Barrel Length: 3.2 inches
Overall Length: 6.3 inches
Overall Hight (With Magazine): 4.4, 4.9, or 5.3 inches
Action: Striker fired
Finish: Tenifer coated slide and barrel
Ratings (out of five stars):
Style: * * * *
This is subjective, of course. I definitely like the way the Walther PPS looks. It’s blocky and purposeful…maybe a little too blocky, in all honesty. I think it looks cool, but I probably wouldn’t call it sexy. The German proof marks on the right side do add a touch of flare and speak to the quality of handgun.
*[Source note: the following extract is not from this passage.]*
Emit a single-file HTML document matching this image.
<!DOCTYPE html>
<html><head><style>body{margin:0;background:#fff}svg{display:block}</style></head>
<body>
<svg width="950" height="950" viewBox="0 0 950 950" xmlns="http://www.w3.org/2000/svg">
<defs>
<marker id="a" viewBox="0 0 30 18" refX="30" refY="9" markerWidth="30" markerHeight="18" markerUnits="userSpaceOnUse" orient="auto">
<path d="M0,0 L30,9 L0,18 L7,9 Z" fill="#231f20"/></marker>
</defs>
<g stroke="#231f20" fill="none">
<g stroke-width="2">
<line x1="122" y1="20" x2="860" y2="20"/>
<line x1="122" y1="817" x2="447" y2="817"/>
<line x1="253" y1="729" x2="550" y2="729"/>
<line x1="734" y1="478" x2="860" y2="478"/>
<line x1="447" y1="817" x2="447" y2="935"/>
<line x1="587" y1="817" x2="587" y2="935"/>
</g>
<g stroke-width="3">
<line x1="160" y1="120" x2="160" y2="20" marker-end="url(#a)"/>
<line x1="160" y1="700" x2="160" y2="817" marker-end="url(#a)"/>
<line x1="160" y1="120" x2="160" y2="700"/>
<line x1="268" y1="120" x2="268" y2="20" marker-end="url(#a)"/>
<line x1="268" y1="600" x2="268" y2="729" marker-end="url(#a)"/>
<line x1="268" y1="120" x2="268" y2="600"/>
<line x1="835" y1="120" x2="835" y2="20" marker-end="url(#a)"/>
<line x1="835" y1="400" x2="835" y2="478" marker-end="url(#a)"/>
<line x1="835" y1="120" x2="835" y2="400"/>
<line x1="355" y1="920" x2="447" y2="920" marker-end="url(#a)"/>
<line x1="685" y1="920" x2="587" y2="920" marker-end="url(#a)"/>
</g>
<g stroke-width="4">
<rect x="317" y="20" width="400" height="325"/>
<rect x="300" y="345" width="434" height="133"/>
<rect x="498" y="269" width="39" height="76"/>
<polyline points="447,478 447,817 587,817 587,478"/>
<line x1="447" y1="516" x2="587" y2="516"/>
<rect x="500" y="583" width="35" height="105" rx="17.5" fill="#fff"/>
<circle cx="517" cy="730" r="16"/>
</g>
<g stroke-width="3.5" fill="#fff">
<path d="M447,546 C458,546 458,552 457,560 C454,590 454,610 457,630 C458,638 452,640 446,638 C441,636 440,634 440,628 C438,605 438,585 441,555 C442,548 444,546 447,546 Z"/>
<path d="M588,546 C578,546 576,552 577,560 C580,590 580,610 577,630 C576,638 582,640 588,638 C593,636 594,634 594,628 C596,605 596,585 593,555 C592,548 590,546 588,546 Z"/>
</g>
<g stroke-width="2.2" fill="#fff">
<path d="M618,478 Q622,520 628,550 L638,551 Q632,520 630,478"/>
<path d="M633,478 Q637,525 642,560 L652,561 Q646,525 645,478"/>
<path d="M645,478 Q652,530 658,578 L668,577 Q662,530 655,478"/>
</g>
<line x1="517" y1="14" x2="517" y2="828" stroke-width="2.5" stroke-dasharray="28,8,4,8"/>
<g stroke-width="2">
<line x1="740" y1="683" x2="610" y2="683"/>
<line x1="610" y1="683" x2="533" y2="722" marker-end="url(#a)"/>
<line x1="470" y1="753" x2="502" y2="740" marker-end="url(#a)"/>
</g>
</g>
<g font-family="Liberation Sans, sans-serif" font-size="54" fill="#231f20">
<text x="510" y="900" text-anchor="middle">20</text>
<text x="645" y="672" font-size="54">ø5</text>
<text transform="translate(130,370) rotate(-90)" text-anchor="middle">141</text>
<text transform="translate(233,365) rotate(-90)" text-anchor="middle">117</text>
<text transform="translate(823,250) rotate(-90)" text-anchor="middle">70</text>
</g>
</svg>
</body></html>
I won’t lie, I hold a certain amount of respect for the Walther name, and thankfully the PPS doesn’t disappoint.
Ergonomics (Carry): * * * * *
A solid five stars for carry. in an IWB holster, even on a skinny guy like me, this thin gun conceals very well. This is a perfect example of a tool that excels at what it was designed for, and in this case the Walther PPS was made to be a perfect conceal and carry gun. I think Walther succeeded.
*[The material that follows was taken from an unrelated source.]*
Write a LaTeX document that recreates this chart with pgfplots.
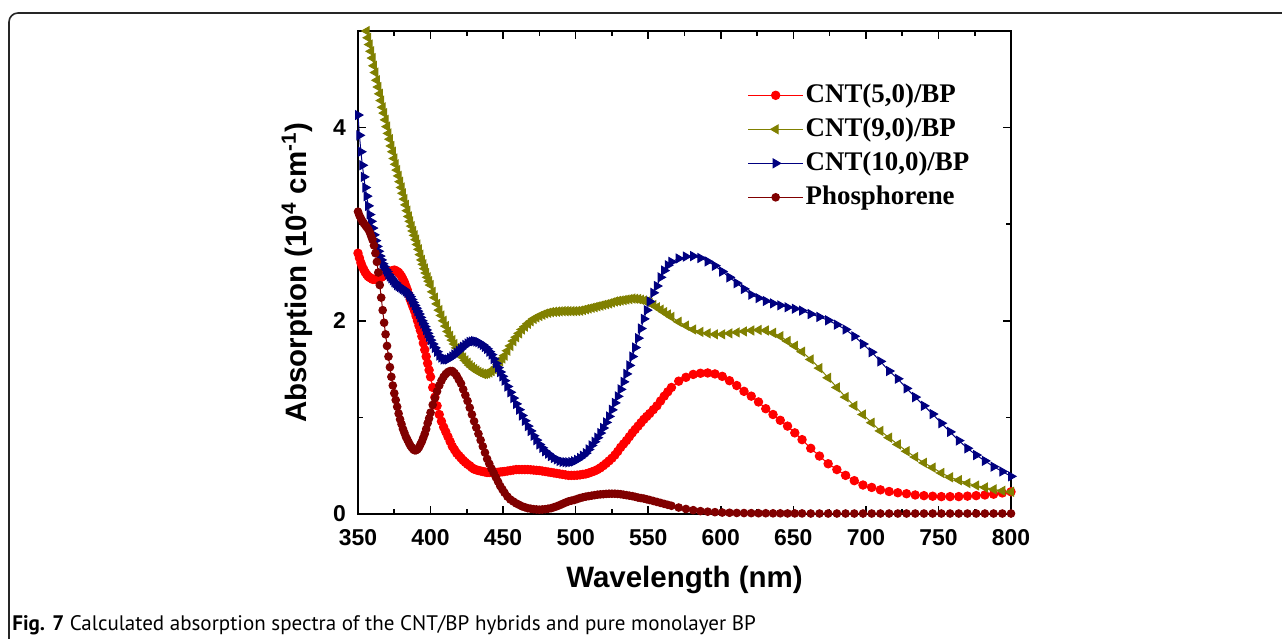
\documentclass[border=0pt]{standalone}
\usepackage{fontspec}
\setmainfont{Liberation Sans}
\newfontfamily\serifb{Liberation Serif}
\newfontfamily\capfont{PT Sans}
\usepackage{pgfplots}
\usepackage{pgfplotstable}
\pgfplotsset{compat=1.18}
\definecolor{cRed}{RGB}{255,0,0}
\definecolor{cOlive}{RGB}{128,128,0}
\definecolor{cNavy}{RGB}{0,0,128}
\definecolor{cMaroon}{RGB}{128,0,0}

\pgfplotstableread{
x r o b p
350 2.70 5.45 4.13 3.13
351 2.65 5.37 3.92 3.09
352 2.60 5.30 3.75 3.06
353 2.56 5.22 3.61 3.03
354 2.53 5.15 3.49 3.01
355 2.50 5.07 3.38 2.99
356 2.48 5.00 3.29 2.97
357 2.46 4.93 3.19 2.95
358 2.45 4.86 3.10 2.92
359 2.44 4.79 3.03 2.88
360 2.43 4.72 2.96 2.84
361 2.43 4.64 2.89 2.78
362 2.43 4.57 2.83 2.70
363 2.435 4.49 2.77 2.61
364 2.44 4.42 2.72 2.50
365 2.445 4.35 2.67 2.37
366 2.45 4.28 2.63 2.24
367 2.46 4.21 2.59 2.11
368 2.47 4.15 2.56 1.98
369 2.48 4.08 2.53 1.86
370 2.49 4.01 2.51 1.74
371 2.50 3.94 2.48 1.63
372 2.51 3.88 2.46 1.52
373 2.515 3.81 2.44 1.42
374 2.52 3.75 2.42 1.33
375 2.525 3.68 2.40 1.25
376 2.52 3.62 2.39 1.18
377 2.51 3.56 2.37 1.11
378 2.50 3.50 2.36 1.04
379 2.48 3.44 2.35 0.98
380 2.46 3.38 2.34 0.93
381 2.43 3.32 2.33 0.88
382 2.40 3.26 2.32 0.84
383 2.36 3.20 2.305 0.80
384 2.32 3.14 2.29 0.77
385 2.27 3.08 2.27 0.74
386 2.22 3.03 2.25 0.71
387 2.18 2.98 2.22 0.69
388 2.14 2.93 2.19 0.67
389 2.10 2.885 2.16 0.66
390 2.05 2.84 2.13 0.66
391 2.00 2.79 2.10 0.67
392 1.95 2.74 2.07 0.69
393 1.90 2.685 2.035 0.72
394 1.84 2.63 2.00 0.75
395 1.77 2.585 1.97 0.79
396 1.70 2.54 1.94 0.83
397 1.63 2.495 1.905 0.88
398 1.56 2.45 1.87 0.94
399 1.49 2.41 1.835 0.99
400 1.42 2.37 1.80 1.05
401.5 1.31 2.30 1.76 1.13
403 1.21 2.24 1.72 1.20
404.5 1.12 2.175 1.68 1.27
406 1.03 2.11 1.64 1.33
407.5 0.96 2.055 1.62 1.38
409 0.90 2.00 1.60 1.42
410.5 0.85 1.945 1.60 1.45
412 0.80 1.89 1.60 1.47
413.5 0.75 1.845 1.615 1.48
415 0.70 1.80 1.63 1.48
416.5 0.665 1.76 1.65 1.46
418 0.63 1.72 1.67 1.43
419.5 0.605 1.685 1.69 1.39
421 0.58 1.65 1.71 1.35
422.5 0.555 1.62 1.73 1.29
424 0.535 1.59 1.75 1.23
425.5 0.515 1.565 1.765 1.17
427 0.50 1.54 1.78 1.10
428.5 0.48 1.52 1.785 1.03
430 0.465 1.50 1.79 0.96
431.5 0.457 1.485 1.785 0.895
433 0.45 1.47 1.78 0.83
434.5 0.445 1.46 1.765 0.765
436 0.44 1.45 1.75 0.70
437.5 0.435 1.45 1.73 0.635
439 0.43 1.455 1.71 0.57
440.5 0.43 1.465 1.68 0.52
442 0.43 1.48 1.65 0.47
443.5 0.43 1.50 1.605 0.425
445 0.43 1.52 1.56 0.38
446.5 0.432 1.55 1.515 0.335
448 0.435 1.58 1.47 0.29
449.5 0.437 1.61 1.425 0.255
451 0.44 1.64 1.38 0.22
453 0.445 1.69 1.32 0.18
455 0.45 1.74 1.26 0.15
457 0.455 1.79 1.20 0.13
459 0.46 1.83 1.14 0.11
461 0.46 1.87 1.08 0.095
463 0.46 1.91 1.02 0.08
465 0.46 1.94 0.965 0.07
467 0.46 1.97 0.91 0.06
469 0.458 1.995 0.86 0.055
471 0.455 2.02 0.81 0.05
473 0.452 2.035 0.765 0.047
475 0.45 2.05 0.72 0.045
477 0.445 2.063 0.685 0.047
479 0.44 2.075 0.65 0.05
481 0.435 2.083 0.625 0.055
483 0.43 2.09 0.60 0.06
485 0.425 2.093 0.58 0.07
487 0.42 2.095 0.565 0.08
489 0.415 2.098 0.55 0.092
491 0.41 2.10 0.54 0.105
493 0.405 2.10 0.537 0.118
495 0.40 2.10 0.535 0.13
497 0.40 2.10 0.538 0.138
499 0.40 2.10 0.545 0.145
501 0.402 2.102 0.56 0.155
503 0.405 2.105 0.58 0.165
505 0.41 2.112 0.603 0.173
507 0.415 2.12 0.63 0.18
509 0.424 2.127 0.668 0.185
511 0.435 2.135 0.71 0.19
513 0.446 2.142 0.748 0.195
515 0.46 2.15 0.79 0.20
517 0.478 2.157 0.838 0.203
519 0.50 2.165 0.89 0.205
521 0.524 2.172 0.948 0.208
523 0.55 2.18 1.01 0.21
525 0.578 2.19 1.078 0.21
527 0.61 2.20 1.15 0.21
529 0.648 2.205 1.218 0.208
531 0.69 2.21 1.29 0.205
533 0.725 2.215 1.368 0.20
535 0.76 2.22 1.45 0.195
537 0.80 2.225 1.538 0.19
539 0.84 2.23 1.63 0.185
541 0.875 2.228 1.723 0.178
543 0.91 2.225 1.82 0.17
545 0.945 2.218 1.92 0.165
547 0.98 2.21 2.02 0.16
549 1.01 2.198 2.11 0.152
551 1.04 2.185 2.20 0.145
553.5 1.08 2.163 2.29 0.135
556 1.12 2.14 2.36 0.125
558.5 1.17 2.115 2.45 0.115
561 1.22 2.09 2.52 0.105
563.5 1.265 2.065 2.575 0.095
566 1.31 2.04 2.61 0.085
571 1.375 1.99 2.645 0.067
576 1.415 1.95 2.665 0.052
581 1.445 1.91 2.67 0.04
586 1.457 1.885 2.65 0.03
591 1.46 1.87 2.615 0.024
596 1.45 1.86 2.57 0.019
601 1.425 1.86 2.51 0.015
606 1.38 1.87 2.45 0.013
611 1.33 1.88 2.39 0.011
616 1.27 1.89 2.33 0.01
621 1.22 1.90 2.27 0.009
626 1.16 1.905 2.235 0.008
631 1.09 1.90 2.205 0.008
636 1.03 1.875 2.18 0.007
641 0.97 1.84 2.16 0.007
646 0.91 1.79 2.14 0.006
651 0.84 1.74 2.125 0.006
656 0.77 1.68 2.105 0.006
662 0.68 1.60 2.07 0.005
668 0.60 1.51 2.04 0.005
674 0.52 1.41 2.005 0.005
680 0.46 1.31 1.96 0.005
686 0.40 1.21 1.91 0.005
692 0.345 1.12 1.84 0.005
698 0.30 1.03 1.76 0.005
704 0.275 0.945 1.675 0.005
710 0.25 0.86 1.58 0.005
716 0.233 0.79 1.48 0.005
722 0.22 0.72 1.40 0.005
728 0.21 0.65 1.30 0.005
734 0.197 0.59 1.21 0.005
740 0.19 0.53 1.12 0.005
746 0.184 0.48 1.035 0.005
752 0.18 0.425 0.94 0.005
758 0.18 0.38 0.85 0.005
764 0.18 0.35 0.76 0.005
770 0.185 0.32 0.68 0.005
776 0.19 0.295 0.61 0.005
782 0.197 0.275 0.55 0.005
788 0.205 0.255 0.49 0.005
794 0.218 0.24 0.44 0.005
800 0.23 0.23 0.39 0.005
}\data

\begin{document}
\begin{tikzpicture}
\useasboundingbox (-179bp,-62.5bp) rectangle (462bp,257bp);
\begin{axis}[
  at={(0bp,0bp)}, anchor=south west,
  scale only axis, width=326.5bp, height=241.5bp,
  xmin=350, xmax=800, ymin=0, ymax=5,
  xtick={350,400,...,800}, ytick={0,2,4},
  minor xtick={375,425,...,775}, minor ytick={1,3},
  tick align=inside, major tick length=4bp, minor tick length=2.5bp,
  axis line style={line width=0.9bp},
  every tick/.style={black, line width=0.8bp},
  /pgf/number format/assume math mode=true,
  tick label style={font=\bfseries\fontsize{11.5}{13}\selectfont},
  xticklabel style={yshift=-4bp},
  yticklabel style={xshift=-2.5bp},
  label style={font=\bfseries\fontsize{14.8}{17}\selectfont},
  xlabel={Wavelength (nm)},
  ylabel={Absorption (10\textsuperscript{4} cm\textsuperscript{-1})},
  xlabel style={at={(axis description cs:0.5,-0.1366)}, anchor=center},
  ylabel style={at={(axis description cs:-0.0934,0.5)}, anchor=center},
  legend cell align=left,
  legend style={at={(0.587,0.907)}, anchor=north west, draw=none, fill=none,
    font=\serifb\bfseries\fontsize{13.5}{16}\selectfont,
    nodes={inner sep=1bp, text height=10bp, text depth=3bp}, row sep=2bp},
  legend image code/.code={\draw[mark repeat=2,mark phase=2,#1] plot coordinates {(0bp,0bp) (13.75bp,0bp) (27.5bp,0bp)};},
]
\addplot[color=cRed, line width=0.5bp, mark=*, mark size=2.1bp] table[x=x,y=r]{\data};
\addlegendentry{CNT(5,0)/BP}
\addplot[color=cOlive, line width=0.5bp, mark=triangle*, mark size=2.5bp, mark options={rotate=90}] table[x=x,y=o]{\data};
\addlegendentry{CNT(9,0)/BP}
\addplot[color=cNavy, line width=0.5bp, mark=triangle*, mark size=2.5bp, mark options={rotate=-90}] table[x=x,y=b]{\data};
\addlegendentry{CNT(10,0)/BP}
\addplot[color=cMaroon, line width=0.5bp, mark=*, mark size=1.9bp] table[x=x,y=p]{\data};
\addlegendentry{Phosphorene}
\end{axis}
\begin{scope}[shift={(-179bp,257bp)}, x=0.5bp, y=-0.5bp]
\draw[line width=0.8bp, black!85, rounded corners=4.5bp] (9,660) -- (9,13) -- (1300,13);
\node[anchor=base west, inner sep=0, font=\capfont\fontsize{10.55}{12}\selectfont] at (12,631) {\textbf{Fig. 7} Calculated absorption spectra of the CNT/BP hybrids and pure monolayer BP};
\end{scope}
\end{tikzpicture}
\end{document}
Ergonomics (Firing): * * * *
Let me say that I personally do not mind the trigger on the PPS at all. But that initial grit may be offending to some, as well as the distinctive wall before the trigger breaks. Then again, I personally abhor the long-but-buttery-smooth Kahr triggers, for example. It’s all a matter of preference. And though I have never experienced it, there have been some reports that the gap between the frame and magazine can nip at a shooter’s fingers. I don’t mind giving four stars here because, again for me, the shooting experience has been very pleasant. The PPS is on the heavier side of the subcompact spectrum, and no doubt the added weight helps soak up some of the recoil. Some people might take offense to the paddle magazine release. I don’t – now that I’ve experienced it, I actually prefer it.
Reliability: * * * * *
Not a single failure thus far. Again, I admit that my example is a little green, but so far so good. It’s comforting to know that a gun will work reliably out of the box.
Customize This: * *
Oofta. The PPS takes a blow here. Sure, there’s a rail on the front, but on a pistol this small I personally don’t see the point of mounting any accessories. There are holsters available for the PPS, but usually they aren’t on the company’s “Quick Ship” menu. Two areas here concern me: the availability of aftermarket sights and being able to acquire additional magazines. I’ve seen Big Dot tritium night sights for the PPS, but not much else. And magazines can be a bit difficult to come by, and spendy when you do find them. I picked up a $55 6 rounder at my LGS, and I snagged another 7 rounder off of Ebay for around the same price. To me, that seems a bit steep for something that doesn’t even hold 10 bullets. I’m hoping that once Walther gets its feet under them here in the US, magazines will be more available.
Overall: * * * *
Can you tell I really like this gun? The issues I have with the obtuse backstrap safety thing are overruled by how well the gun performs its intended duties. I needed a slim gun that I would feel comfortable carrying, and that by being easily concealable would thus enable me to carry more. The Walther PPS perfectly slid into this role, and thus into my holster. Even with the slightly higher price point compared to its competitors, I still feel completely satisfied with my purchase. It’s definitely a case of, “You get what you pay for,” and this time it’s in a good way. Plus, it’s also a bit fun to have something that not every other guy at the range has, and it’s a Walther to boot. Would I recommend it to others who are considering purchasing at CCW handgun? I would, and I have. And that I think is the highest praise you could give any firearm.